INDOT still has to acquire most of the land in the 200- to 250-foot-wide path of the highway. It recently mailed out letters to property owners. Negotiations should start soon.

Generally, the expressway will follow Norfolk & Southern railroad tracks, to the northeast. INDOT has already determined that Heartland will start at S.R. 25’s existing I-65 interchange, then veer through a gravel pit and across part of the former Aretz Airport, now a light industrial park.

Another sure bet for the route is that it will have an exit near the Indiana Packers plant, just outside of Delphi.

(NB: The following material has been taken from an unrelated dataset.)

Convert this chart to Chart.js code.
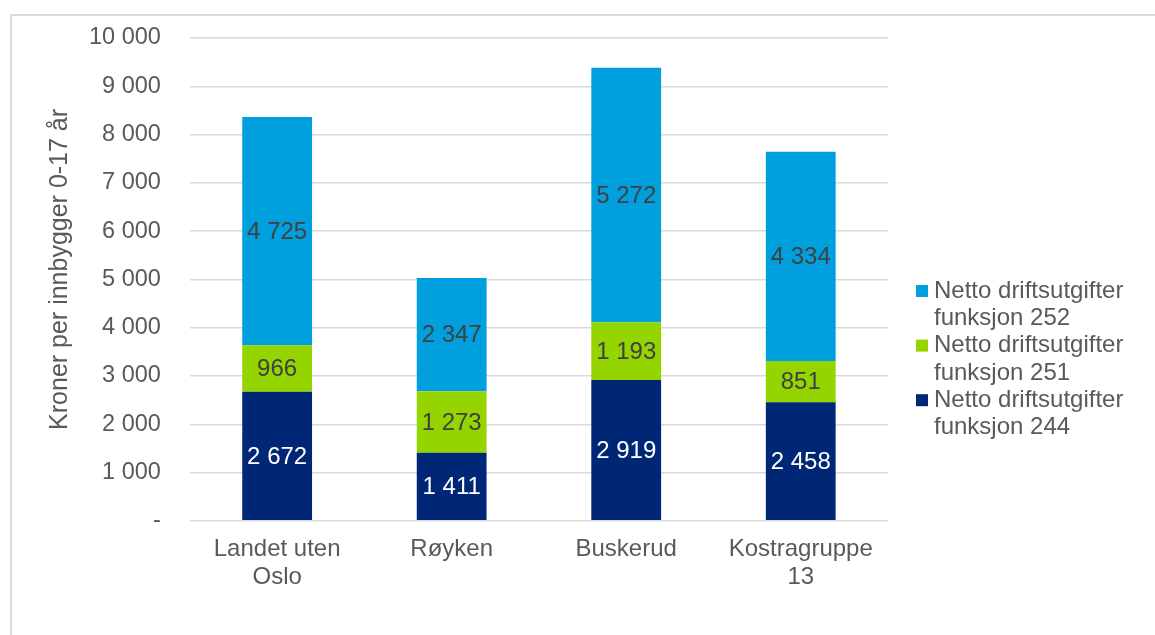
<!DOCTYPE html>
<html>
<head>
<meta charset="utf-8">
<script src="https://cdn.jsdelivr.net/npm/chart.js@4"></script>
<style>
  body { margin: 0; background: #fff; }
  #frame { position: absolute; left: 10px; top: 14px; width: 1200px; height: 700px;
           border-left: 2px solid #d9d9d9; border-top: 2px solid #d9d9d9; }
  #wrap { position: absolute; left: 0; top: 0; width: 1155px; height: 635px; }
</style>
</head>
<body>
<div id="frame"></div>
<div id="wrap"><canvas id="chart"></canvas></div>
<script>
const categories = [["Landet uten", "Oslo"], "Røyken", "Buskerud", ["Kostragruppe", "13"]];
const seriesNames = [
  ["Netto driftsutgifter", "funksjon 244"],
  ["Netto driftsutgifter", "funksjon 251"],
  ["Netto driftsutgifter", "funksjon 252"]
];
const funksjon244 = [2672, 1411, 2919, 2458];
const funksjon251 = [966, 1273, 1193, 851];
const funksjon252 = [4725, 2347, 5272, 4334];
const seriesColors = ["#002776", "#94d500", "#00a0df"];
const labelColors = ["#ffffff", "#404040", "#404040"];
const yTitle = "Kroner per innbygger 0-17 år";

const fontFamily = "'Liberation Sans', Arial, sans-serif";

function fmt(v) {
  if (v === 0) return "-";
  return String(v).replace(/\B(?=(\d{3})+(?!\d))/g, " ");
}

// values drawn in the middle of each bar segment
const valueLabels = {
  id: "valueLabels",
  afterDatasetsDraw(chart) {
    const ctx = chart.ctx;
    ctx.save();
    ctx.font = "24px " + fontFamily;
    ctx.textAlign = "center";
    ctx.textBaseline = "middle";
    chart.data.datasets.forEach((ds, i) => {
      chart.getDatasetMeta(i).data.forEach((bar, j) => {
        ctx.fillStyle = labelColors[i];
        ctx.fillText(fmt(ds.data[j]), bar.x, (bar.y + bar.base) / 2 + 1);
      });
    });
    ctx.restore();
  }
};

// y axis title, placed like the excel original (a bit above the plot centre)
const axisTitle = {
  id: "axisTitle",
  afterDraw(chart) {
    const ctx = chart.ctx;
    const area = chart.chartArea;
    ctx.save();
    ctx.translate(60, (area.top + area.bottom) / 2 - 10);
    ctx.rotate(-Math.PI / 2);
    ctx.font = "25px " + fontFamily;
    ctx.fillStyle = "#595959";
    ctx.textAlign = "center";
    ctx.textBaseline = "middle";
    ctx.fillText(yTitle, 0, 0);
    ctx.restore();
  }
};

// legend on the right, wrapped over two lines, top series first
const sideLegend = {
  id: "sideLegend",
  afterDraw(chart) {
    const ctx = chart.ctx;
    const area = chart.chartArea;
    const x = area.right + 28;
    let y = 291;
    ctx.save();
    ctx.font = "24px " + fontFamily;
    ctx.textBaseline = "middle";
    for (let i = chart.data.datasets.length - 1; i >= 0; i--) {
      const ds = chart.data.datasets[i];
      ctx.fillStyle = ds.backgroundColor;
      ctx.fillRect(x, y - 6, 12, 12);
      ctx.fillStyle = "#595959";
      ds.label.forEach((line, k) => {
        ctx.fillText(line, x + 18, y + k * 27.3);
      });
      y += 54.6;
    }
    ctx.restore();
  }
};

const ctx = document.getElementById("chart").getContext("2d");

new Chart(ctx, {
  type: "bar",
  data: {
    labels: categories,
    datasets: [
      { label: seriesNames[0], data: funksjon244, backgroundColor: seriesColors[0] },
      { label: seriesNames[1], data: funksjon251, backgroundColor: seriesColors[1] },
      { label: seriesNames[2], data: funksjon252, backgroundColor: seriesColors[2] }
    ]
  },
  options: {
    responsive: true,
    maintainAspectRatio: false,
    animation: false,
    datasets: { bar: { categoryPercentage: 1, barPercentage: 0.4 } },
    layout: { padding: { left: 60, right: 267, top: 38, bottom: 30 } },
    plugins: { legend: { display: false }, tooltip: { enabled: false } },
    scales: {
      x: {
        stacked: true,
        grid: { display: false, drawTicks: false },
        border: { display: false },
        ticks: {
          color: "#595959", padding: 14, maxRotation: 0,
          font: { family: fontFamily, size: 24, lineHeight: 1.17 }
        }
      },
      y: {
        stacked: true,
        min: 0, max: 10000,
        grid: { color: "#d9d9d9", lineWidth: 1.5, drawTicks: false },
        border: { display: false },
        ticks: {
          stepSize: 1000, padding: 29, color: "#595959",
          font: { family: fontFamily, size: 23.5 },
          callback: v => fmt(v)
        },
        // tick padding is horizontal here, don't let it push the plot down
        afterFit(scale) {
          scale.paddingTop = 0;
        }
      }
    }
  },
  plugins: [valueLabels, axisTitle, sideLegend]
});
</script>
</body>
</html>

The plant owned by Japanese conglomerate Mitsubishi provides an estimated 11 percent of fresh pork consumed by Japan. According to a report by the Federal Highway Administration, the company undertook a major expansion because of a commitment a few years ago from INDOT to put the interchange practically in the plant’s back yard.

“Does this look like an attractive place for growth or what?” said Davis, gesturing to wide-open fields just south of the Packers plant. It was Davis who some 20 years ago wrote the initial proposal to lure the Subaru of Indiana manufacturing plant to Lafayette.

Delphi Mayor Randy Strasser said city officials will begin updating planning and zoning over the next several months in advance of the highway’s arrival.

Other cities, such as Lafayette, already are extending water and sewer lines to the new highway site.

Economic spin-off

Delphi’s Strasser sees more than plants down the road. He sees the city as an attractive bedroom community to Lafayette. The town boasts historical assets, such as remnants of the Wabash & Erie Canal that have been turned into recreational and tourist areas. It also sports brick buildings downtown from the early 1800s canal era that look like something from the old South.

“We want to be able to attract people to Delphi who may be working in some of the executive offices in Lafayette,” Strasser said. “We want to get to the point where we can attract some of the middle- and upper-class-income people in the area to come back to Delphi.”

Davis, head of the highway coalition, has his eye on knowledge-intensive manufacturing, such as advanced power systems for the automotive industry. He also figures the agricultural corridor is well-positioned to benefit from advances in cellulosic ethanol research. Cellulosic ethanol is made from woody plants and grasses that grow abundantly and are typically cheaper than corn, which is more commonly used to make ethanol. Researchers at nearby Purdue University already are working on enzymes that could make cellulosic ethanol more cost-effective than corn-based ethanol.

Davis wonders whether research firms based in Purdue’s research park might need more space as they grow. If so, they might find a home along the Hoosier Heartland.

Time will tell. But, “just today, for example, I was contacted by an economic development group that wanted to get some information on when the highway would be completed. They’re doing a site search for a hotel.”